What Might Go Wrong?

Many people struggle, but their lives are actually very nice indeed, Baruch Hashem. Their fear of ‘what could go wrong’ tortures them every day...

3 min

Rivka Levy

Posted on 01.05.23

Fallen Fears, Part 2

Hashem has been very kind to me. He’s helped me to unravel what’s been going on in my neshama over a period of time, so that I haven’t had to cope with too much at once. As I wrote last week, I’ve always had a serious problem with fear, and it’s affected and permeated every aspect of my life.
 
I tried neuro-linguistic programming; expensive holidays; good books; incredibly expensive psychotherapists – and the only thing that has ever really helped me in a lasting way to cope with my fear is emuna and prayer.
 
When the fear would hit me, I’d run off and talk to Hashem, and nine times out of ten, I’d feel instantly better.
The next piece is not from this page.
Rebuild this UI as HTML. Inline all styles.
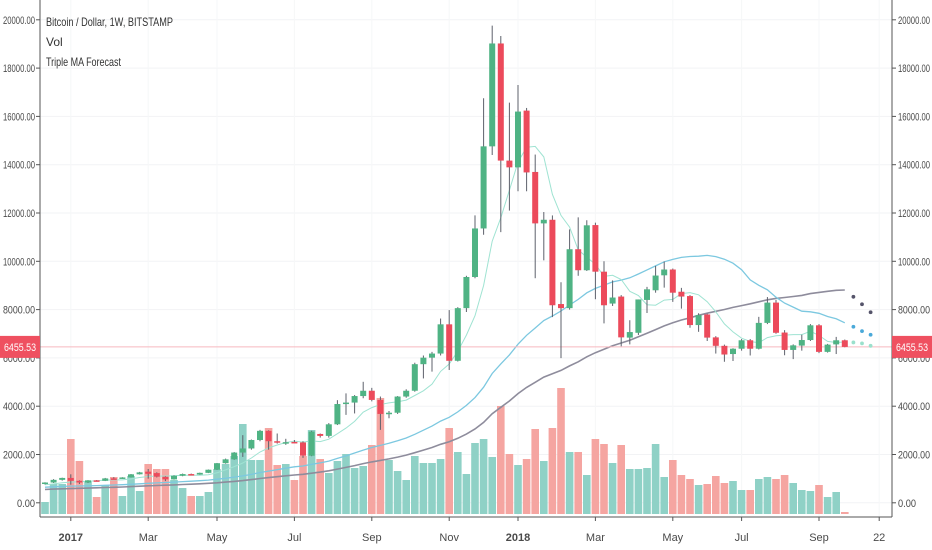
<!DOCTYPE html>
<html><head><meta charset="utf-8"><style>
html,body{margin:0;padding:0;background:#fff;}
svg{display:block;font-family:"Liberation Sans Narrow","Liberation Sans",sans-serif;}
</style></head><body>
<svg id="chart" width="932" height="550" viewBox="0 0 932 550" xmlns="http://www.w3.org/2000/svg">
<rect width="932" height="550" fill="#fff"/>
<g id="grid"></g>
<g id="vol"></g>
<g id="mas"></g>
<line x1="40" x2="892" y1="346.9" y2="346.9" stroke="#f7b9bf" stroke-width="1"/>
<g id="candles"></g>
<g id="fc"></g>
<g id="axes"></g>
<g font-family="'Liberation Sans Narrow','Liberation Sans',sans-serif" fill="#333" font-size="12">
<text x="46" y="26" textLength="127" lengthAdjust="spacingAndGlyphs">Bitcoin / Dollar, 1W, BITSTAMP</text>
<text x="46" y="46">Vol</text>
<text x="46" y="66" textLength="75" lengthAdjust="spacingAndGlyphs">Triple MA Forecast</text>
</g>
</svg>
<script>
const opens =[780,840,950,1030,910,840,930,910,1010,1000,1050,1180,1290,1230,1080,970,1120,1190,1170,1240,1370,1640,1800,2080,2250,2600,2980,2550,2490,2520,2500,1950,2850,2770,3250,4090,4150,4420,4640,4260,3680,3730,4400,4640,5740,6010,6180,7390,5880,8060,9350,11360,14760,19020,14170,13890,16240,13700,11570,11720,8230,8060,10500,9630,11500,9570,8250,8540,6840,7040,8400,8800,9420,9660,8740,8560,7360,7800,6850,6500,6160,6380,6730,6380,7450,8290,7050,6330,6510,6740,7350,6250,6560,6730];
const highs =[850,980,1040,1180,930,940,940,1030,1060,1060,1190,1280,1400,1260,1100,1140,1210,1210,1250,1380,1650,1830,2100,2800,2620,3020,3000,2870,2650,2600,2550,2980,2870,3300,4250,4530,4460,5010,4760,4400,3800,4420,4700,5800,6100,6250,7630,7980,8100,9400,11900,16750,19760,19330,16570,17300,16350,14420,12040,11900,9130,11320,11820,11700,11600,10000,9210,8600,7560,8420,8940,9810,9990,9700,8900,8600,7850,7830,6900,6550,6400,6780,6780,7700,8520,8400,7150,6560,6960,7400,7400,6580,6870,6760];
const lows  =[760,820,920,750,780,820,880,900,960,990,1040,1170,1000,1050,900,960,1100,1150,1160,1230,1360,1620,1780,1900,2200,2550,2200,2450,2400,2470,1860,1930,2700,2700,3220,3640,3700,4330,4200,3020,3500,3680,4350,4600,5150,5430,6100,5500,5850,7900,9300,11100,14400,11210,12100,12900,12900,9300,10040,7690,5990,8000,9400,9600,8430,7430,8150,6480,6560,6950,7860,8700,8910,8320,8040,7250,7080,6700,6180,5840,5870,6300,6100,6350,7400,7000,6110,5950,6300,6700,6200,6220,6160,6440];
const closes=[840,950,1030,910,840,930,910,1010,1000,1050,1180,1260,1200,1080,970,1120,1190,1170,1240,1370,1640,1800,2080,2250,2600,2980,2550,2500,2510,2500,1950,2950,2770,3250,4090,4150,4420,4640,4260,3680,3730,4400,4640,5740,6010,6180,7390,5880,8060,9350,11360,14760,19020,14170,13890,16200,13680,11570,11720,8180,8060,10500,9630,11490,9570,8180,8500,6850,7070,8420,8840,9410,9660,8700,8540,7360,7770,6840,6500,6140,6380,6730,6380,7450,8290,7040,6330,6520,6740,7350,6250,6550,6730,6455];
const volumes=[12,30,30,75,53,33,17,29,37,18,38,23,50,45,45,34,26,18,18,22,45,50,58,90,54,54,86,49,50,34,58,84,55,41,53,60,46,48,69,116,54,43,34,58,51,51,55,86,62,40,71,75,57,108,60,49,55,85,53,86,126,62,62,39,75,70,51,69,45,45,46,70,37,54,39,35,29,30,38,31,33,24,24,35,37,35,39,31,24,23,29,17,22,2];
const historyCloses=[410,380,380,400,380,400,420,440,420,410,415,410,415,420,420,420,440,460,450,450,460,530,580,660,740,650,650,670,660,655,590,590,570,575,580,610,600,610,605,610,640,650,690,710,700,730,740,760,770];
const fcSlow=[8530,8220,7890];
const fcMid=[7290,7110,6960];
const fcFast=[6640,6600,6500];
const priceTicks=[0,2000,4000,6000,8000,10000,12000,14000,16000,18000,20000];
const timeLabels=["2017","Mar","May","Jul","Sep","Nov","2018","Mar","May","Jul","Sep","22"];
const timeLabelIdx=[3,12,20,29,38,47,55,64,73,81,90,97];
const lastPrice=6455.53;

const NS="http://www.w3.org/2000/svg";
const X=i=>45+i*8.6;
const Y=v=>502.8-v*0.02415;
const YV=v=>514-v*1.0;
function mk(tag,attrs,parent){const e=document.createElementNS(NS,tag);for(const k in attrs)e.setAttribute(k,attrs[k]);parent.appendChild(e);return e;}
const G=id=>document.getElementById(id);

// grid
priceTicks.forEach(v=>{
  const l=mk('line',{x1:40,x2:892,y1:Y(v),y2:Y(v),stroke:'#f2f3f5','stroke-width':1},G('grid'));
  
  
});
timeLabelIdx.forEach(i=>{
  const l=mk('line',{x1:X(i),x2:X(i),y1:0,y2:517,stroke:'#f6f7f8','stroke-width':1},G('grid'));
  
  
});

// volume
volumes.forEach((v,i)=>{
  const up=closes[i]>=opens[i];
  const r=mk('rect',{x:X(i)-3.8,y:YV(v),width:7.6,height:v*1.0,fill:up?'#8fd1c6':'#f5a5a1'},G('vol'));
  
  
});

// moving averages
const all=historyCloses.concat(closes);
const off=historyCloses.length;
function sma(p){const out=[];for(let i=0;i<closes.length;i++){const e=off+i;const s=Math.max(0,e-p+1);let t=0;for(let k=s;k<=e;k++)t+=all[k];out.push(t/(e-s+1));}return out;}
[[50,'#8e8c9c',1.6,'ma-slow-line'],[30,'#7cc8e0',1.3,'ma-mid-line'],[7,'#9fe3d2',1,'ma-fast-line']].forEach(([p,c,w,name])=>{
  const m=sma(p);
  const d=m.map((v,i)=>(i?'L':'M')+X(i).toFixed(1)+' '+Y(v).toFixed(1)).join(' ');
  const pth=mk('path',{d:d,fill:'none',stroke:c,'stroke-width':w},G('mas'));
  
  
});

// candles
closes.forEach((c,i)=>{
  const o=opens[i],up=c>=o;
  const col=up?'#4fb384':'#ec4a5b';
  const g=mk('g',{},G('candles'));
  
  
  mk('line',{x1:X(i),x2:X(i),y1:Y(highs[i]),y2:Y(lows[i]),stroke:'#5d606b','stroke-width':1},g);
  const top=Y(Math.max(o,c)),bot=Y(Math.min(o,c));
  mk('rect',{x:X(i)-3,y:top,width:6,height:Math.max(1.5,bot-top),fill:col},g);
});

// forecast dots
[[fcSlow,'#55546a'],[fcMid,'#4aa9d9'],[fcFast,'#9be0cc']].forEach(([arr,c])=>{
  arr.forEach((v,k)=>{
    const d=mk('circle',{cx:X(closes.length+k),cy:Y(v),r:1.9,fill:c},G('fc'));
    
    
  });
});

// axes
const ax=G('axes');
mk('line',{x1:40,x2:40,y1:0,y2:517,stroke:'#555','stroke-width':1},ax);
mk('line',{x1:892,x2:892,y1:0,y2:517,stroke:'#555','stroke-width':1},ax);
mk('line',{x1:40,x2:892,y1:517,y2:517,stroke:'#555','stroke-width':1},ax);
priceTicks.forEach(v=>{
  const s=v.toFixed(2);
  mk('line',{x1:36,x2:40,y1:Y(v),y2:Y(v),stroke:'#555'},ax);
  mk('line',{x1:892,x2:896,y1:Y(v),y2:Y(v),stroke:'#555'},ax);
  const w=s.length>6?32:(s.length>5?26:18);
  const t1=mk('text',{x:35,y:Y(v)+4,'text-anchor':'end','font-size':11,fill:'#4a4a4a',textLength:w,lengthAdjust:'spacingAndGlyphs'},ax);
  t1.textContent=s;
  
  
  const t2=mk('text',{x:898,y:Y(v)+4,'font-size':11,fill:'#4a4a4a',textLength:w,lengthAdjust:'spacingAndGlyphs'},ax);
  t2.textContent=s;
  
  
});
timeLabels.forEach((lab,k)=>{
  const x=X(timeLabelIdx[k]);
  mk('line',{x1:x,x2:x,y1:517,y2:521,stroke:'#555'},ax);
  const t=mk('text',{x:x,y:541,'text-anchor':'middle','font-size':11,fill:'#4a4a4a','font-weight':(lab.length===4?'bold':'normal')},ax);
  t.textContent=lab;
  
  
});
// price boxes
[[0,19],[892,912]].forEach(([bx,tx])=>{
  const r=mk('rect',{x:bx,y:Y(lastPrice)-11,width:40,height:22,fill:'#ef5060'},ax);
  
  
  const t=mk('text',{x:bx+20,y:Y(lastPrice)+4,'text-anchor':'middle','font-size':11,fill:'#fff',textLength:32,lengthAdjust:'spacingAndGlyphs'},ax);
  t.textContent=lastPrice.toFixed(2);
  
  
});
</script>
</body></html>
The tenth time – when I wasn’t feeling noticeably better after a session of hitbodedut – I realised that usually, it was because I’d hit a ‘mother-lode’ of stress and anxiety, that was going to need a bit more intense hitbodedut to shift. But sooner or later, as I worked on building up my emuna and putting more and more of what was bothering me on Hashem, it disappeared.
 
So it’s been for the last four years, until the beginning of 2010. At the beginning of 2010, my oldest daughter caught swine flu (which I’ll write about elsewhere) – which sparked off the most fearful time of my whole life.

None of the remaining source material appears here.